This 2-category is $T\text{-Alg}$ for a 2-monad $T$ on the complete 2-category ${\rm Cat}^{\rightrightarrows}$. Thus, by results in section 2 of Blackwell-Kelly-Power's "Two-dimensional monad theory", it admits products, inserters, and equifiers, hence all PIE-limits.
I suspect you could generalize this to a suitable 2-category by Yoneda-embedding it into a presheaf 2-category so that there is a 2-monad to talk about, but I don't know offhand where it might be written down. (Although to define weak internal categories -- at least, of the sort that specialize directly to pseudo double categories -- you also need strict pullbacks, which aren't flexible.)

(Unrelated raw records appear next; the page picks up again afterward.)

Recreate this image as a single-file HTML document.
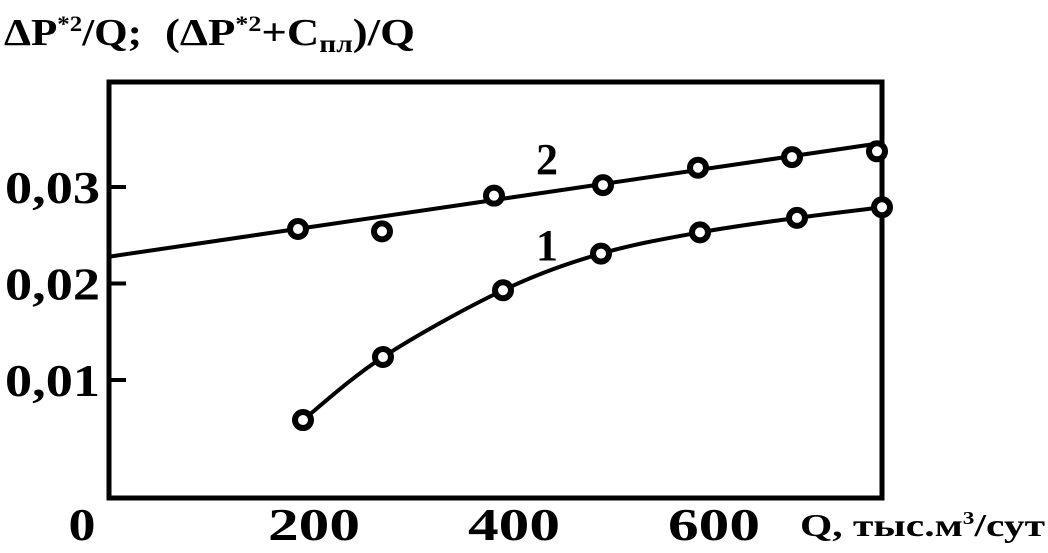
<!DOCTYPE html>
<html><head><meta charset="utf-8"><style>
html,body{margin:0;padding:0;background:#fff;}
svg text{font-family:"Liberation Serif",serif;font-weight:bold;fill:#000;}
</style></head><body>
<svg width="1048" height="548" viewBox="0 0 1048 548">
<text x="4" y="45" font-size="38" textLength="138" lengthAdjust="spacingAndGlyphs">ΔP<tspan dy="-14" font-size="22">*2</tspan><tspan dy="14">/Q;</tspan></text>
<text x="165" y="45" font-size="38" textLength="250" lengthAdjust="spacingAndGlyphs">(ΔP<tspan dy="-14" font-size="22">*2</tspan><tspan dy="14">+C</tspan><tspan dy="7" font-size="25">пл</tspan><tspan dy="-7">)/Q</tspan></text>
<rect x="109" y="82" width="773" height="416" fill="none" stroke="#000" stroke-width="5"/>
<g id="ticks"></g>
<g id="series"></g>
<text x="536" y="174" font-size="44">2</text>
<text x="536" y="260" font-size="44">1</text>
<text x="800" y="536" font-size="32" textLength="245" lengthAdjust="spacingAndGlyphs">Q, тыс.м<tspan dy="-12" font-size="18">3</tspan><tspan dy="12">/сут</tspan></text>
</svg>
<script>
const xTicks=[0,200,400,600];
const yTicks=[0.01,0.02,0.03];
const yTickLabels=["0,01","0,02","0,03"];
const s1Q=[200,280,400,498,597,694,779];
const s1V=[0.00585,0.01238,0.0193,0.0231,0.0253,0.0268,0.0279];
const s2Q=[195,279,391,500,595,689,774];
const s2V=[0.02565,0.0254,0.0291,0.0302,0.0320,0.0331,0.0337];
const line2Q=[4,781];
const line2V=[0.02275,0.0346];
const xs=q=>103+q;
const ys=v=>476.5-v*9650;
const NS="http://www.w3.org/2000/svg";
const tk=document.getElementById('ticks'), sr=document.getElementById('series');
function mk(tag,attrs,parent){const e=document.createElementNS(NS,tag);for(const k in attrs)e.setAttribute(k,attrs[k]);parent.appendChild(e);return e;}
xTicks.forEach(q=>{
  const s=String(q);
  const t=mk('text',{x:q===0?xs(q)-21:xs(q)+11,y:540,'font-size':46,'text-anchor':'middle',textLength:q===0?27:92,lengthAdjust:'spacingAndGlyphs'},tk);
  t.textContent=s;
  
  
});
yTicks.forEach((v,i)=>{
  const l=mk('line',{x1:109,x2:126,y1:ys(v),y2:ys(v),stroke:'#000','stroke-width':4},tk);
  
  
  const t=mk('text',{x:5,y:ys(v)+16,'font-size':46,textLength:95,lengthAdjust:'spacingAndGlyphs'},tk);
  t.textContent=yTickLabels[i];
  
  
});
const l2=mk('line',{x1:xs(line2Q[0]),y1:ys(line2V[0]),x2:xs(line2Q[1]),y2:ys(line2V[1]),stroke:'#000','stroke-width':4},sr);


const p=s1Q.map((q,i)=>[xs(q),ys(s1V[i])]);
let d='M'+p[0][0]+','+p[0][1];
for(let i=0;i<p.length-1;i++){
  const p0=p[i-1]||p[i],p1=p[i],p2=p[i+1],p3=p[i+2]||p2;
  d+=' C'+(p1[0]+(p2[0]-p0[0])/6)+','+(p1[1]+(p2[1]-p0[1])/6)+' '+(p2[0]-(p3[0]-p1[0])/6)+','+(p2[1]-(p3[1]-p1[1])/6)+' '+p2[0]+','+p2[1];
}
const c1=mk('path',{d:d,fill:'none',stroke:'#000','stroke-width':4},sr);


function pts(Q,V,name){Q.forEach((q,i)=>{
  const c=mk('circle',{cx:xs(q),cy:ys(V[i]),r:8,fill:'#fff',stroke:'#000','stroke-width':6},sr);
  
  
});}
pts(s1Q,s1V,'series-1-point');
pts(s2Q,s2V,'series-2-point');
</script>
</body></html>
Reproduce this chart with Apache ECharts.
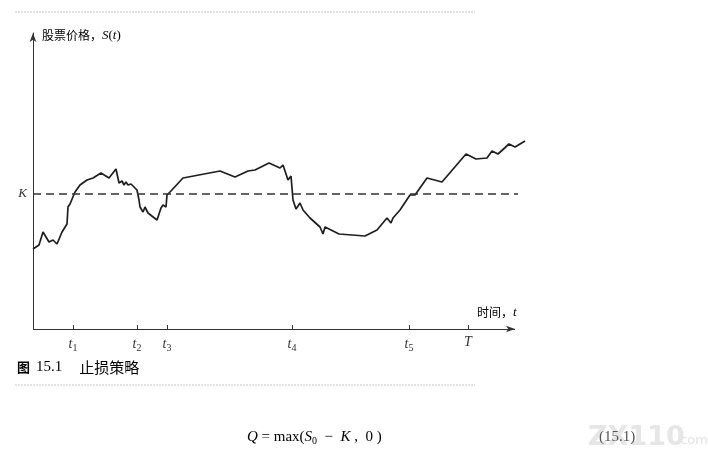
<!DOCTYPE html>
<html><head><meta charset="utf-8">
<script src="https://cdn.jsdelivr.net/npm/echarts@6/dist/echarts.min.js"></script>
<style>html,body{margin:0;padding:0;background:#fff;}#c{width:708px;height:458px;}</style>
</head><body><div id="c"></div>
<script>
// price path S(t): [time, price]
const pathX = [0,6,10,16,20,24,29,34,35,37,42,47,54,60,68,76,83,86,89,91,93,95,98,101,104,106,107,110,112,115,124,128,130,133,134,137,150,187,202,215,222,236,247,250,255,258,259,260,263,267,270,277,287,290,292,306,332,344,354,358,360,367,377,382,394,409,433,443,454,459,465,476,482,492];
const pathY = [80,84,97,87,89,85,97,105,122,125,137,144,149,151,156,151,160,146,148,144,147,144,145,142,139,129,122,117,122,116,109,121,124,122,134,137,151,158,152,158,159,166,161,164,149,153,151,129,120,126,119,111,102,95,102,95,93,99,111,106,111,119,134,134,151,147,175,170,171,178,175,185,182,188];
const K = 135;
const tickValues = [40,104,134,259,376,435];
const tickLabels = ['t1','t2','t3','t4','t5','T'];
const xAxisEnd = 482;
const kLineEnd = 485;

const data = pathX.map((x,i)=>[x,pathY[i]]);
const serif = 'Liberation Serif';
const chart = echarts.init(document.getElementById('c'));
chart.setOption({
  animation:false,
  grid:{left:33,top:33,width:492,height:296},
  xAxis:{type:'value',min:0,max:492,
    axisLine:{show:false},splitLine:{show:false},
    axisTick:{show:true,inside:true,length:4,lineStyle:{color:'#333',width:1},customValues:tickValues},
    axisLabel:{customValues:tickValues,margin:6,
      formatter:function(v){const i=tickValues.indexOf(v);const l=tickLabels[i]||'';
        if(l.length>1) return '{i|'+l[0]+'}{s|'+l.slice(1)+'}';
        return '{i|'+l+'}';},
      rich:{i:{fontFamily:serif,fontStyle:'italic',fontSize:14,color:'#333'},
            s:{fontFamily:serif,fontSize:10,color:'#333',padding:[8,0,0,0]}}}
  },
  yAxis:{type:'value',min:0,max:296,
    axisLine:{show:true,symbol:['none','arrow'],symbolSize:[5,9],lineStyle:{color:'#333',width:1}},
    splitLine:{show:false},axisTick:{show:false},
    axisLabel:{customValues:[K],formatter:function(){return 'K';},margin:6,
      fontFamily:serif,fontStyle:'italic',fontSize:13,color:'#333'}
  },
  series:[{type:'line',data:data,symbol:'none',lineStyle:{color:'#1e1e1e',width:1.7},z:3,
    markLine:{silent:true,animation:false,symbol:['none','none'],label:{show:false},
      data:[
        [{coord:[0,K],lineStyle:{type:[8,5],color:'#333',width:1.5}},{coord:[kLineEnd,K]}],
        [{coord:[0,0],symbol:'none',lineStyle:{type:'solid',color:'#333',width:1}},{coord:[xAxisEnd,0],symbol:'arrow',symbolSize:[5,9]}]
      ]}
  }],
  graphic:[
    {type:'line',shape:{x1:15,y1:12,x2:475,y2:12},style:{stroke:'#e2e2e2',lineWidth:2,lineDash:[2,1]}},
    {type:'text',left:42,top:29,style:{rich:{a:{fontFamily:'Noto Sans CJK SC',fontSize:12,color:'#333'},b:{fontFamily:serif,fontStyle:'italic',fontSize:13,color:'#333'},c:{fontFamily:serif,fontSize:13,color:'#333'}},text:'{a|股票价格，}{b|S}{c|(}{b|t}{c|)}'}},
    {type:'text',left:477,top:306,style:{rich:{a:{fontFamily:'Noto Sans CJK SC',fontSize:12,color:'#444'},b:{fontFamily:serif,fontStyle:'italic',fontSize:13,color:'#444'}},text:'{a|时间，}{b|t}'}},
    {type:'text',left:17,top:360,style:{rich:{a:{fontFamily:'Noto Sans CJK SC',fontWeight:'bold',fontSize:13,color:'#333'},b:{fontFamily:serif,fontSize:15,color:'#333',padding:[0,0,0,6]},c:{fontFamily:'Noto Sans CJK SC',fontSize:15,color:'#333',padding:[0,0,0,17]}},text:'{a|图}{b|15.1}{c|止损策略}'}},
    {type:'line',shape:{x1:15,y1:385,x2:475,y2:385},style:{stroke:'#e2e2e2',lineWidth:2,lineDash:[2,1]}},
    {type:'text',left:247,top:430,style:{rich:{i:{fontFamily:serif,fontStyle:'italic',fontSize:15,color:'#333'},r:{fontFamily:serif,fontSize:15,color:'#333'},s:{fontFamily:serif,fontSize:10,color:'#333',padding:[8,0,0,0]}},text:'{i|Q}{r| = max(}{i|S}{s|0}{r|  −  }{i|K}{r| ,  0 )}'}},
    {type:'text',left:588,top:424,style:{text:'ZX110',fontFamily:'DejaVu Sans',fontWeight:'bold',fontSize:27,fill:'#e6e6e6'}},
    {type:'text',left:676,top:434,style:{text:'.com',fontFamily:'DejaVu Sans',fontSize:13,fill:'#e3e3e3'}},
    {type:'text',left:599,top:430,style:{text:'(15.1)',fontFamily:serif,fontSize:15,fill:'#555'}}
  ]
});
</script></body></html>
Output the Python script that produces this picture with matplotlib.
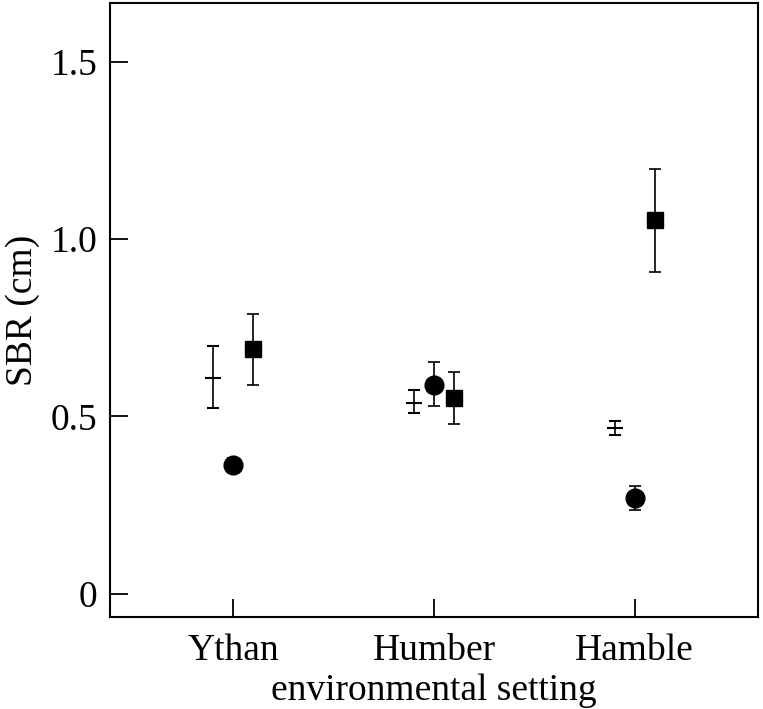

The generalization to flexible limits would follow from the first few remarks in section 7 of Bird-Kelly-Power-Street's "Flexible limits for 2-categories", which claim that $T\text{-Alg}$ admits flexible limits whenever $T$ is a flexible 2-monad, and that this is the case whenever $T$ has a presentation that avoids equalities of objects. However, these remarks refer to a paper in-preparation called "Flexibility for 2-monads" which as far as I know never appeared. The needed results may exist elsewhere in the 2-category theory literature, but unfortunately I don't know where exactly.
Edit: It looks like the missing results appear in Lack's papers "On the monadicity of finitary monads" and "Homotopy-theoretic aspects of 2-monads".